MATERIAL PROVIDED
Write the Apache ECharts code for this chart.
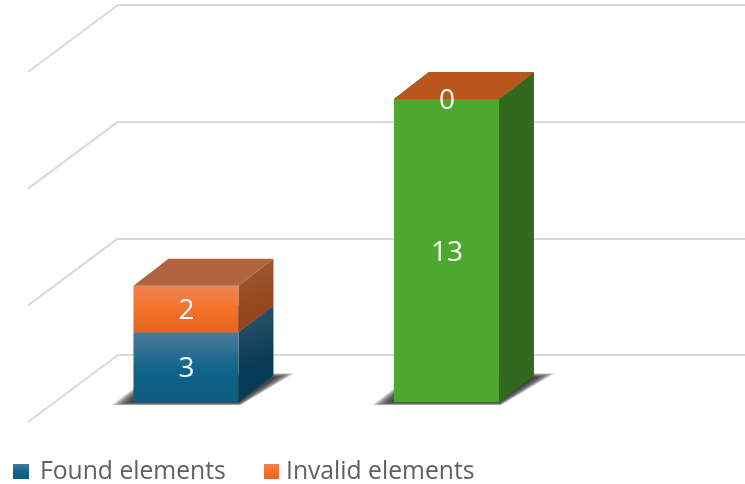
<!DOCTYPE html>
<html>
<head>
<meta charset="utf-8">
<style>html,body{margin:0;padding:0;background:#fff}#c{width:745px;height:484px}</style>
<script src="https://cdn.jsdelivr.net/npm/echarts@6/dist/echarts.min.js"></script>
</head>
<body>
<div id="c"></div>
<script>
const categories = ['Page A', 'Page B'];
const foundElements = [3, 13];
const invalidElements = [2, 0];
const wallTicks = [0, 5, 10, 15];

const DEPTH_X = 35, DEPTH_Y = -27, BAR_RATIO = 105 / 260.5, SHADOW_LAYERS = 14;
const vGrad = (stops) => ({type:'linear',x:0,y:0,x2:0,y2:1,colorStops:stops.map(s=>({offset:s[0],color:s[1]}))});
const dGrad = (stops) => ({type:'linear',x:0,y:0,x2:1,y2:1,colorStops:stops.map(s=>({offset:s[0],color:s[1]}))});

const blue = {
  front: vGrad([[0,'#4a7b98'],[0.55,'#0f6389'],[1,'#0f5c80']]),
  side: dGrad([[0,'#33566c'],[0.6,'#083b56'],[1,'#073a55']]),
  top: '#2f6585'
};
const green = {front:'#4ea72e', side:'#33691e', top:'#3a7d22'};
const orange = {
  front: vGrad([[0,'#f08354'],[0.5,'#f5722a'],[1,'#e5651f']]),
  side: dGrad([[0,'#a05a35'],[0.6,'#96481f'],[1,'#8c4420']]),
  top: '#b2633f'
};
const orangeFlat = {front:'#e97132', side:'#a04d1f', top:'#b8561d'};

function box(api, base, value, skin, withShadow) {
  const i = api.value(0);
  const cx = api.coord([i, 0])[0];
  const w = api.size([1, 0])[0] * BAR_RATIO;
  const l = cx - w / 2, r = cx + w / 2;
  const y0 = api.coord([i, base])[1];
  const y1 = api.coord([i, base + value])[1];
  const kids = [];
  if (withShadow) {
    for (let k = 0; k < SHADOW_LAYERS; k++) {
      const t = 1 - k / (SHADOW_LAYERS - 1);
      kids.push({type:'polygon',
        shape:{points:[
          [l - 2 - 20 * t, y0 + 3 * t],
          [r + 2 * t, y0 + 3 * t],
          [r + 36 + 20 * t, y0 - 25 - 4 * t],
          [l + 20, y0 - 25 - 4 * t]
        ]},
        style:{fill:'rgba(35,35,35,0.13)'}});
    }
  }
  if (value > 0) {
    kids.push({type:'polygon',
      shape:{points:[[r,y0],[r+DEPTH_X,y0+DEPTH_Y],[r+DEPTH_X,y1+DEPTH_Y],[r,y1]]},
      style:{fill:skin.side}});
    kids.push({type:'rect',shape:{x:l,y:y1,width:w,height:y0-y1},style:{fill:skin.front}});
  }
  kids.push({type:'polygon',
    shape:{points:[[l,y1],[r,y1],[r+DEPTH_X,y1+DEPTH_Y],[l+DEPTH_X,y1+DEPTH_Y]]},
    style:{fill:skin.top}});
  kids.push({type:'text',
    style:{text:String(value),x:cx+0.5,y:(y0+y1)/2+2,align:'center',verticalAlign:'middle',
      fill:'#fff',font:'28px "Open Sans", sans-serif'}});
  return {type:'group',children:kids};
}

const chart = echarts.init(document.getElementById('c'), null, {renderer:'canvas'});
chart.setOption({
  animation:false,
  backgroundColor:'#fff',
  grid:[
    {left:118,width:627,top:5,height:350},
    {left:55.7,width:521,top:52.3,height:350}
  ],
  xAxis:[
    {gridIndex:0,type:'value',min:0,max:1,show:false},
    {gridIndex:1,type:'category',data:categories,show:false}
  ],
  yAxis:[
    {gridIndex:0,type:'value',min:0,max:15,interval:5,
      axisLine:{show:false},axisTick:{show:false},axisLabel:{show:false},
      splitLine:{show:true,lineStyle:{color:'#d9d9d9',width:2}}},
    {gridIndex:1,type:'value',min:0,max:15,interval:5,show:false,splitLine:{show:false}}
  ],
  legend:[
    {left:8,top:454,itemWidth:16,itemHeight:15,data:['Found elements'],icon:'rect',
      textStyle:{color:'#5f5f5f',fontSize:24.7,fontFamily:'"Open Sans", sans-serif',padding:[0,0,0,6]}},
    {left:259,top:454,itemWidth:15,itemHeight:15,data:['Invalid elements'],icon:'rect',
      textStyle:{color:'#5f5f5f',fontSize:24.7,fontFamily:'"Open Sans", sans-serif',padding:[0,0,0,2]}}
  ],
  series:[
    {type:'custom',name:'walls',xAxisIndex:0,yAxisIndex:0,clip:false,silent:true,z:1,
      data:wallTicks.map(v=>[0,v]),
      renderItem:(p,api)=>{
        const a = api.coord([0,api.value(1)]);
        return {type:'line',shape:{x1:a[0],y1:a[1],x2:a[0]-90,y2:a[1]+67},
          style:{stroke:'#d9d9d9',lineWidth:2}};
      }},
    {type:'custom',name:'Found elements',xAxisIndex:1,yAxisIndex:1,clip:false,z:2,
      itemStyle:{color:vGrad([[0,'#4a7b98'],[0.5,'#0f6389'],[1,'#0f5c80']])},
      data:categories.map((c,i)=>[i,foundElements[i]]),
      renderItem:(p,api)=>box(api,0,api.value(1),api.value(0)===1?green:blue,true)},
    {type:'custom',name:'Invalid elements',xAxisIndex:1,yAxisIndex:1,clip:false,z:3,
      itemStyle:{color:vGrad([[0,'#f08354'],[0.5,'#f5722a'],[1,'#e5651f']])},
      data:categories.map((c,i)=>[i,invalidElements[i]]),
      renderItem:(p,api)=>{
        const i=api.value(0);
        return box(api,foundElements[i],api.value(1),invalidElements[i]===0?orangeFlat:orange,false);
      }}
  ]
});
</script>
</body>
</html>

PROBLEM DETAILS
The listing above must be printed again exactly, minus its pictures.

TASK RESULT
Write the Apache ECharts code for this chart.
<!DOCTYPE html>
<html>
<head>
<meta charset="utf-8">
<style>html,body{margin:0;padding:0;background:#fff}#c{width:745px;height:484px}</style>
<script src="https://cdn.jsdelivr.net/npm/echarts@6/dist/echarts.min.js"></script>
</head>
<body>
<div id="c"></div>
<script>
const categories = ['Page A', 'Page B'];
const foundElements = [3, 13];
const invalidElements = [2, 0];
const wallTicks = [0, 5, 10, 15];

const DEPTH_X = 35, DEPTH_Y = -27, BAR_RATIO = 105 / 260.5, SHADOW_LAYERS = 14;
const vGrad = (stops) => ({type:'linear',x:0,y:0,x2:0,y2:1,colorStops:stops.map(s=>({offset:s[0],color:s[1]}))});
const dGrad = (stops) => ({type:'linear',x:0,y:0,x2:1,y2:1,colorStops:stops.map(s=>({offset:s[0],color:s[1]}))});

const blue = {
  front: vGrad([[0,'#4a7b98'],[0.55,'#0f6389'],[1,'#0f5c80']]),
  side: dGrad([[0,'#33566c'],[0.6,'#083b56'],[1,'#073a55']]),
  top: '#2f6585'
};
const green = {front:'#4ea72e', side:'#33691e', top:'#3a7d22'};
const orange = {
  front: vGrad([[0,'#f08354'],[0.5,'#f5722a'],[1,'#e5651f']]),
  side: dGrad([[0,'#a05a35'],[0.6,'#96481f'],[1,'#8c4420']]),
  top: '#b2633f'
};
const orangeFlat = {front:'#e97132', side:'#a04d1f', top:'#b8561d'};

function box(api, base, value, skin, withShadow) {
  const i = api.value(0);
  const cx = api.coord([i, 0])[0];
  const w = api.size([1, 0])[0] * BAR_RATIO;
  const l = cx - w / 2, r = cx + w / 2;
  const y0 = api.coord([i, base])[1];
  const y1 = api.coord([i, base + value])[1];
  const kids = [];
  if (withShadow) {
    for (let k = 0; k < SHADOW_LAYERS; k++) {
      const t = 1 - k / (SHADOW_LAYERS - 1);
      kids.push({type:'polygon',
        shape:{points:[
          [l - 2 - 20 * t, y0 + 3 * t],
          [r + 2 * t, y0 + 3 * t],
          [r + 36 + 20 * t, y0 - 25 - 4 * t],
          [l + 20, y0 - 25 - 4 * t]
        ]},
        style:{fill:'rgba(35,35,35,0.13)'}});
    }
  }
  if (value > 0) {
    kids.push({type:'polygon',
      shape:{points:[[r,y0],[r+DEPTH_X,y0+DEPTH_Y],[r+DEPTH_X,y1+DEPTH_Y],[r,y1]]},
      style:{fill:skin.side}});
    kids.push({type:'rect',shape:{x:l,y:y1,width:w,height:y0-y1},style:{fill:skin.front}});
  }
  kids.push({type:'polygon',
    shape:{points:[[l,y1],[r,y1],[r+DEPTH_X,y1+DEPTH_Y],[l+DEPTH_X,y1+DEPTH_Y]]},
    style:{fill:skin.top}});
  kids.push({type:'text',
    style:{text:String(value),x:cx+0.5,y:(y0+y1)/2+2,align:'center',verticalAlign:'middle',
      fill:'#fff',font:'28px "Open Sans", sans-serif'}});
  return {type:'group',children:kids};
}

const chart = echarts.init(document.getElementById('c'), null, {renderer:'canvas'});
chart.setOption({
  animation:false,
  backgroundColor:'#fff',
  grid:[
    {left:118,width:627,top:5,height:350},
    {left:55.7,width:521,top:52.3,height:350}
  ],
  xAxis:[
    {gridIndex:0,type:'value',min:0,max:1,show:false},
    {gridIndex:1,type:'category',data:categories,show:false}
  ],
  yAxis:[
    {gridIndex:0,type:'value',min:0,max:15,interval:5,
      axisLine:{show:false},axisTick:{show:false},axisLabel:{show:false},
      splitLine:{show:true,lineStyle:{color:'#d9d9d9',width:2}}},
    {gridIndex:1,type:'value',min:0,max:15,interval:5,show:false,splitLine:{show:false}}
  ],
  legend:[
    {left:8,top:454,itemWidth:16,itemHeight:15,data:['Found elements'],icon:'rect',
      textStyle:{color:'#5f5f5f',fontSize:24.7,fontFamily:'"Open Sans", sans-serif',padding:[0,0,0,6]}},
    {left:259,top:454,itemWidth:15,itemHeight:15,data:['Invalid elements'],icon:'rect',
      textStyle:{color:'#5f5f5f',fontSize:24.7,fontFamily:'"Open Sans", sans-serif',padding:[0,0,0,2]}}
  ],
  series:[
    {type:'custom',name:'walls',xAxisIndex:0,yAxisIndex:0,clip:false,silent:true,z:1,
      data:wallTicks.map(v=>[0,v]),
      renderItem:(p,api)=>{
        const a = api.coord([0,api.value(1)]);
        return {type:'line',shape:{x1:a[0],y1:a[1],x2:a[0]-90,y2:a[1]+67},
          style:{stroke:'#d9d9d9',lineWidth:2}};
      }},
    {type:'custom',name:'Found elements',xAxisIndex:1,yAxisIndex:1,clip:false,z:2,
      itemStyle:{color:vGrad([[0,'#4a7b98'],[0.5,'#0f6389'],[1,'#0f5c80']])},
      data:categories.map((c,i)=>[i,foundElements[i]]),
      renderItem:(p,api)=>box(api,0,api.value(1),api.value(0)===1?green:blue,true)},
    {type:'custom',name:'Invalid elements',xAxisIndex:1,yAxisIndex:1,clip:false,z:3,
      itemStyle:{color:vGrad([[0,'#f08354'],[0.5,'#f5722a'],[1,'#e5651f']])},
      data:categories.map((c,i)=>[i,invalidElements[i]]),
      renderItem:(p,api)=>{
        const i=api.value(0);
        return box(api,foundElements[i],api.value(1),invalidElements[i]===0?orangeFlat:orange,false);
      }}
  ]
});
</script>
</body>
</html>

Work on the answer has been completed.